**WHAT IS ASKED**
Every line that includes the word "document" is to be listed.

**GIVEN ENTRIES**
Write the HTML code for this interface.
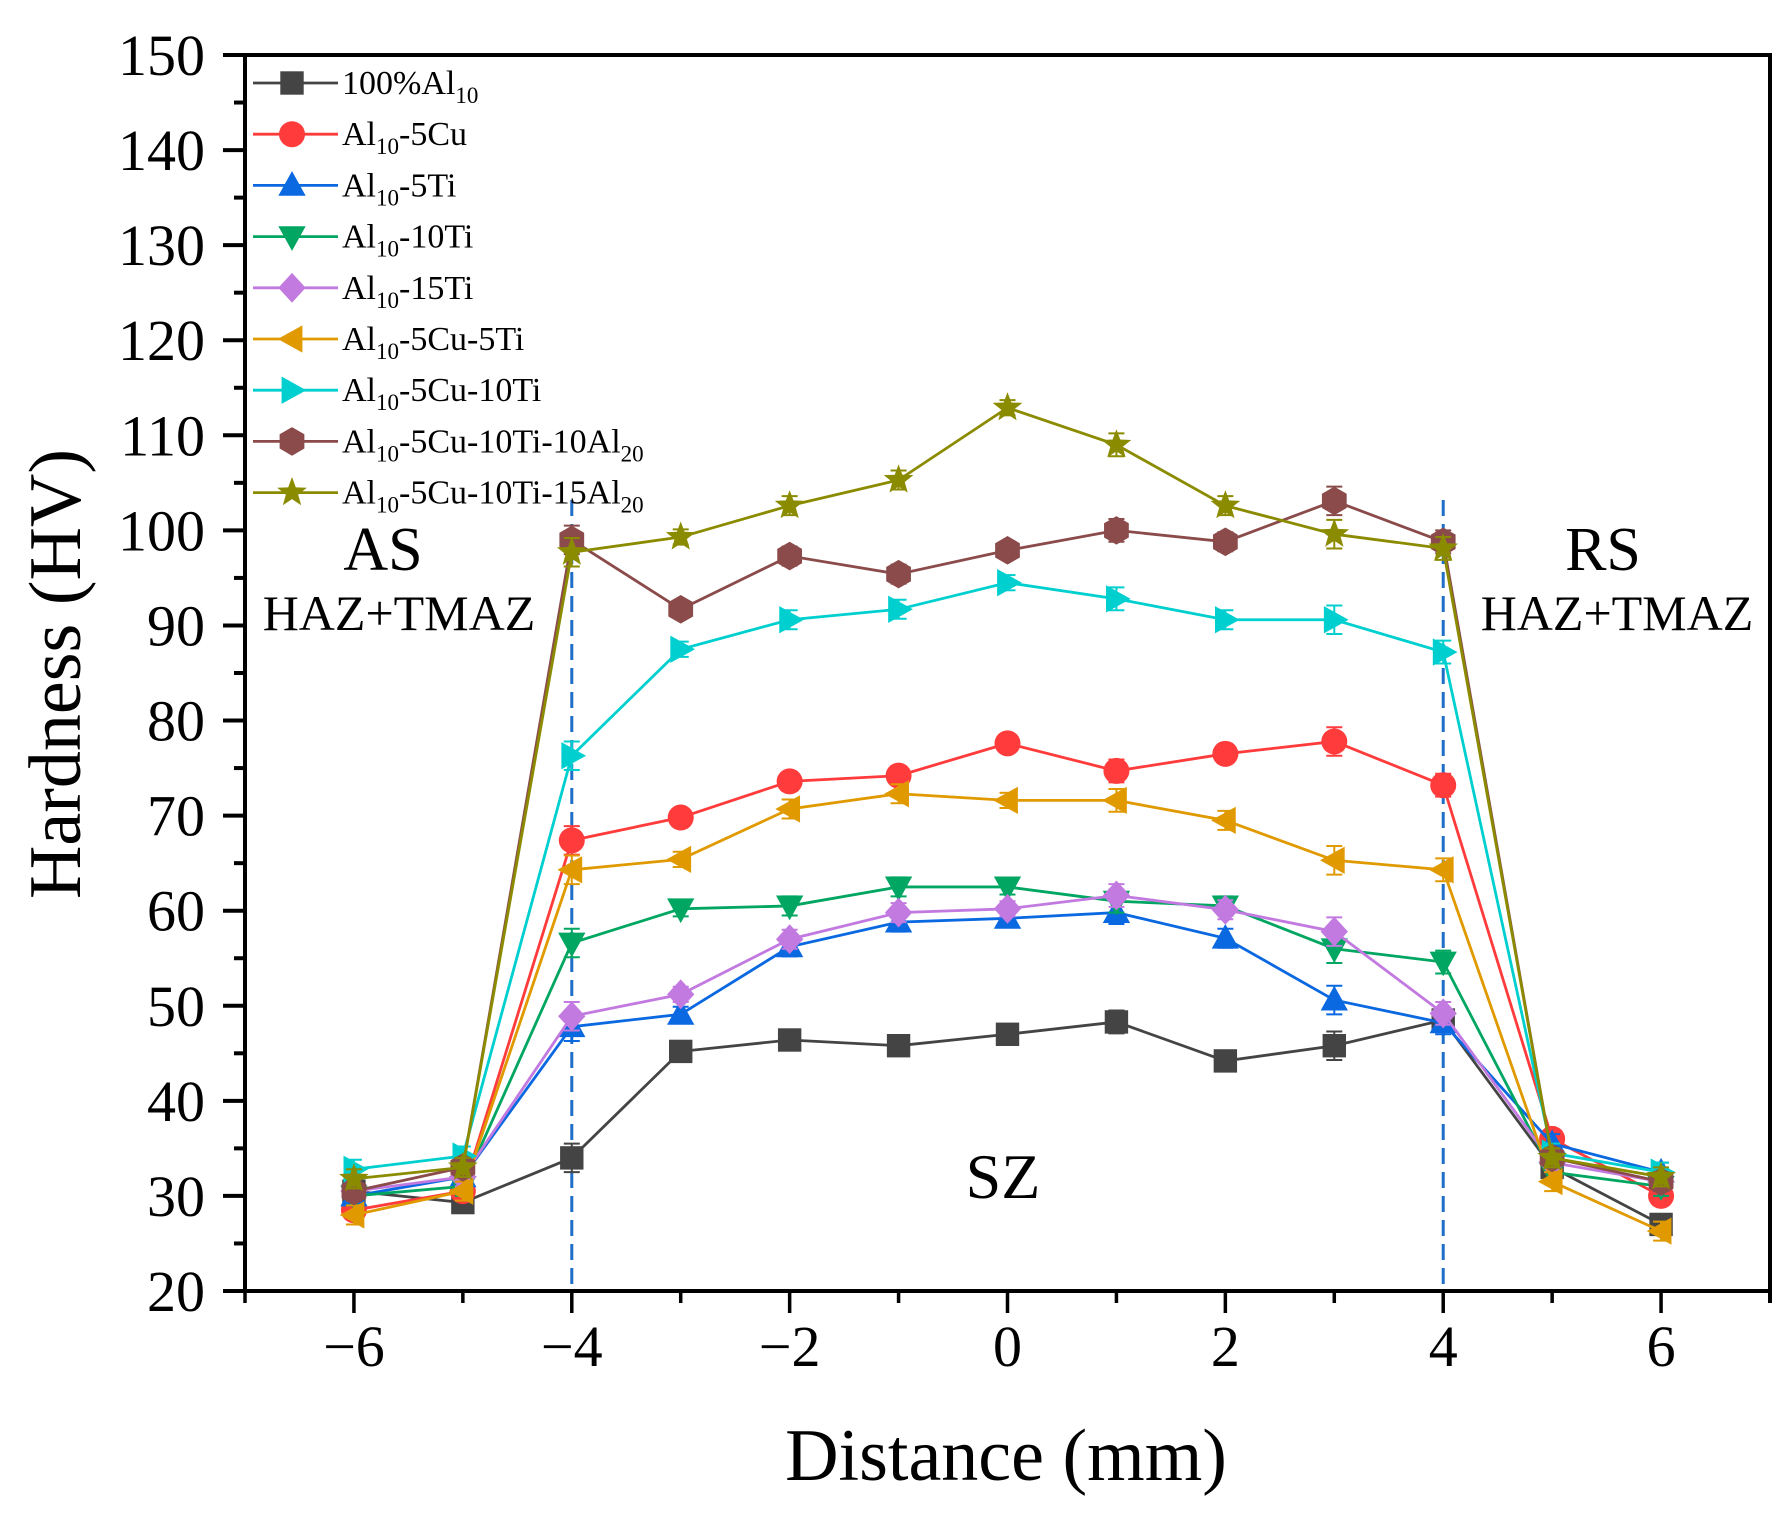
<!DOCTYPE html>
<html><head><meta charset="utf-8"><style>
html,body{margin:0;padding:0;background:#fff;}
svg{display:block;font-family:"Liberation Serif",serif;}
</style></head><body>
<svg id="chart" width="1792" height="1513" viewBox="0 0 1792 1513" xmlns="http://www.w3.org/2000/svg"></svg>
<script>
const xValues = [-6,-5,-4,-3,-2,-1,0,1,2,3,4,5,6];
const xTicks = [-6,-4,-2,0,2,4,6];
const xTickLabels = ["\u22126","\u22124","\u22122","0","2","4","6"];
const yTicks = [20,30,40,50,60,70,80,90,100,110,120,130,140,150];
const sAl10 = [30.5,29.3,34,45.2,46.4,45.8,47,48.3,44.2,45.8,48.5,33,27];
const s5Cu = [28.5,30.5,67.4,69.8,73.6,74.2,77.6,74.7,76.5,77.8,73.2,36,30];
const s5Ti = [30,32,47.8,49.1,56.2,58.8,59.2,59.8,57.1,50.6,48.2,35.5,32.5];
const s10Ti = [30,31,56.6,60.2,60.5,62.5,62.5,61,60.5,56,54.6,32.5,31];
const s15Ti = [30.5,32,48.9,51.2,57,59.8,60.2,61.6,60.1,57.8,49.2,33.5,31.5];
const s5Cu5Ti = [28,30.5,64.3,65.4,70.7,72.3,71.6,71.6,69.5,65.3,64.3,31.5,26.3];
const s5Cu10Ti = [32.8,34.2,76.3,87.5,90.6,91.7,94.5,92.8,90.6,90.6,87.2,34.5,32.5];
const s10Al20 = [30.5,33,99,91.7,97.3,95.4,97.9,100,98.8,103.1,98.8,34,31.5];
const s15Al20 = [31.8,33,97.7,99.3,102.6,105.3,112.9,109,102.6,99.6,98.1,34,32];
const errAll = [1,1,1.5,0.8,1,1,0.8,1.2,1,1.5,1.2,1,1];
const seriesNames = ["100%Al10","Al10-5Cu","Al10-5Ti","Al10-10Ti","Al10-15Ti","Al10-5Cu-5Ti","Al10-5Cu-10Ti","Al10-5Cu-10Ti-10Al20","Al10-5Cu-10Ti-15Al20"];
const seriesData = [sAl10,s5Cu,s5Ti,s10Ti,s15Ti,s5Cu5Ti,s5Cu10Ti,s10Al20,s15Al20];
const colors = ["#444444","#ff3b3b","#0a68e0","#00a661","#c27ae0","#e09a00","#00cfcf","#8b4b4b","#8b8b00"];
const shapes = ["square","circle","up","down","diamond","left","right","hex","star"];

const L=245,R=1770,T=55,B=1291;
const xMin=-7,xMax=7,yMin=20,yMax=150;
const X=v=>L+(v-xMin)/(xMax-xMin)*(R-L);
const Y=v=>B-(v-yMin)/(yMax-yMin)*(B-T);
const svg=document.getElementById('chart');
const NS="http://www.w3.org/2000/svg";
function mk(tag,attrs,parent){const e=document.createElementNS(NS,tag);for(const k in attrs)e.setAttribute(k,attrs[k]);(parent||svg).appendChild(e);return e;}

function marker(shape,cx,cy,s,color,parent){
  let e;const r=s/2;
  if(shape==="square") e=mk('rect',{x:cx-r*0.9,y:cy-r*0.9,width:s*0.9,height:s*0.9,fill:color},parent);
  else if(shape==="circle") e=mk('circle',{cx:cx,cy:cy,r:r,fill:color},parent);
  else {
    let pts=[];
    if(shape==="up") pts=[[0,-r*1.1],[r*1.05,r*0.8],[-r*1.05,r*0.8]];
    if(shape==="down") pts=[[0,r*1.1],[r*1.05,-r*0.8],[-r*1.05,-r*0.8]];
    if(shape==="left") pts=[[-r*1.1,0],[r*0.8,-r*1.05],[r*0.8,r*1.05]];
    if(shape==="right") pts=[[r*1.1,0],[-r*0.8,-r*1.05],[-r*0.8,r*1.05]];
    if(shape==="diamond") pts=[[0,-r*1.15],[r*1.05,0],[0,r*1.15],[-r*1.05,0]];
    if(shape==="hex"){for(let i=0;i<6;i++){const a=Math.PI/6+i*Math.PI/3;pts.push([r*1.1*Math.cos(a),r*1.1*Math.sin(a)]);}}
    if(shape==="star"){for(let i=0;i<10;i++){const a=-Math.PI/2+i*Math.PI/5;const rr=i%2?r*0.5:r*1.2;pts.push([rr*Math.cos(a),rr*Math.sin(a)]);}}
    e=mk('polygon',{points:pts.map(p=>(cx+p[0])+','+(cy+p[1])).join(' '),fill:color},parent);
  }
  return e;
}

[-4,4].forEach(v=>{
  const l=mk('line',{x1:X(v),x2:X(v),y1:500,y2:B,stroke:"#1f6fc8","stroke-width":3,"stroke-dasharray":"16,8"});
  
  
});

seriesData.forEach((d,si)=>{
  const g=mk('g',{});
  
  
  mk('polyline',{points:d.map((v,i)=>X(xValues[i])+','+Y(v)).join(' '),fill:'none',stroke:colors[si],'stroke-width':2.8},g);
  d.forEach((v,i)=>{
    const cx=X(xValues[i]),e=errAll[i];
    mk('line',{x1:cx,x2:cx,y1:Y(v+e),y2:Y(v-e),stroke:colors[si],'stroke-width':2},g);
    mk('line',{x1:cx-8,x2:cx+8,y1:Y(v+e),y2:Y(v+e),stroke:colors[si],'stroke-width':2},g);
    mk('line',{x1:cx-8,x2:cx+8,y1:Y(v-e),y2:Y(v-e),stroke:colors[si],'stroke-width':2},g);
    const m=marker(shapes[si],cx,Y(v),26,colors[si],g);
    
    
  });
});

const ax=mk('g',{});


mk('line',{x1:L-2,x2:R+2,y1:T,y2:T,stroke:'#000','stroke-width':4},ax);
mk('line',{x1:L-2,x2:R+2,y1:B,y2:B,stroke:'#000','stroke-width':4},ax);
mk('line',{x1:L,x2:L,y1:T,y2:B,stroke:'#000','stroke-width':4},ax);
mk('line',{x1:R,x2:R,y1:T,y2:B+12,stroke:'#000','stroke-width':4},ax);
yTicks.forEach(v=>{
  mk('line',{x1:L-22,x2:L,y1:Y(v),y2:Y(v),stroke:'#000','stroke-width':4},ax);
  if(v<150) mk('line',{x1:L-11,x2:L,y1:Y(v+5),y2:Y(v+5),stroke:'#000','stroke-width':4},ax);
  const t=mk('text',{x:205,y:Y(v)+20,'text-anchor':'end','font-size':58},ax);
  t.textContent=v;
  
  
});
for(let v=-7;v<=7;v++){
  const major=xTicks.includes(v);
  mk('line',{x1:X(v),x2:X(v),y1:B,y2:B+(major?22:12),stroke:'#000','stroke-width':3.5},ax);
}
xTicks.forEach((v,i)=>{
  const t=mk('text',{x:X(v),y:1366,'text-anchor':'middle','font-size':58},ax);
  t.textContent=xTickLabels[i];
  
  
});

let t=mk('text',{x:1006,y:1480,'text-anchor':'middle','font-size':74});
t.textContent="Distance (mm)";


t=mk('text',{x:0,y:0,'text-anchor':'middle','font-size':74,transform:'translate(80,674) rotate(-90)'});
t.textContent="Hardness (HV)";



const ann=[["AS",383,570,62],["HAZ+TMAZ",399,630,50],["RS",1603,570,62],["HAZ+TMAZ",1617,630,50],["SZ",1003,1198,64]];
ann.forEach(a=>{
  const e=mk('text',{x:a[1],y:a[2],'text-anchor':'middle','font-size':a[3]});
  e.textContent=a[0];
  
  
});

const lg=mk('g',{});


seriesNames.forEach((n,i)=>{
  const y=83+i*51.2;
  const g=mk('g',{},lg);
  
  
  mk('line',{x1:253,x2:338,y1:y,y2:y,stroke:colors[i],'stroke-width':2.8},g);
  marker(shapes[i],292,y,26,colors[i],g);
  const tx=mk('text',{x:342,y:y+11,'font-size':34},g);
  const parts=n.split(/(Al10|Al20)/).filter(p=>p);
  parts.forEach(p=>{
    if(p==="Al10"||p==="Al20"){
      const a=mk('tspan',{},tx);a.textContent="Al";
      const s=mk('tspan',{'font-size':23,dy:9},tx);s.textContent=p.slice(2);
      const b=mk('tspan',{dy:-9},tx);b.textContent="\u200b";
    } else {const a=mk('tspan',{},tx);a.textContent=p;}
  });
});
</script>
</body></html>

==

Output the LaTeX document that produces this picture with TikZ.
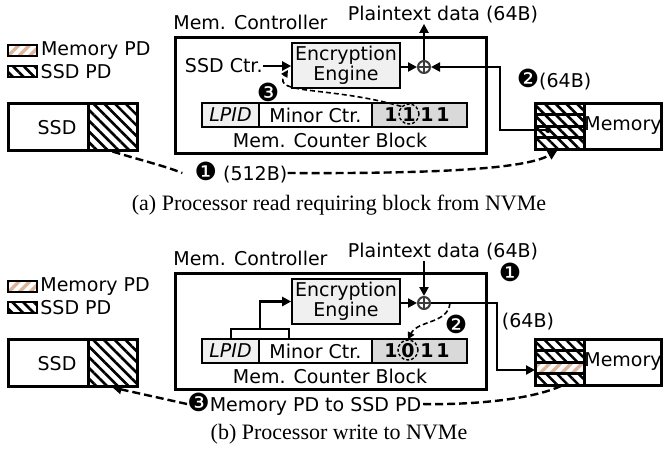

**OUTPUT OF THE TASK**
const svg=document.getElementById('chart');
function mk(tag,attrs,parent){const e=document.createElementNS(NS,tag);for(const k in attrs)e.setAttribute(k,attrs[k]);(parent||svg).appendChild(e);return e;}
Output the LaTeX document that produces this picture with TikZ.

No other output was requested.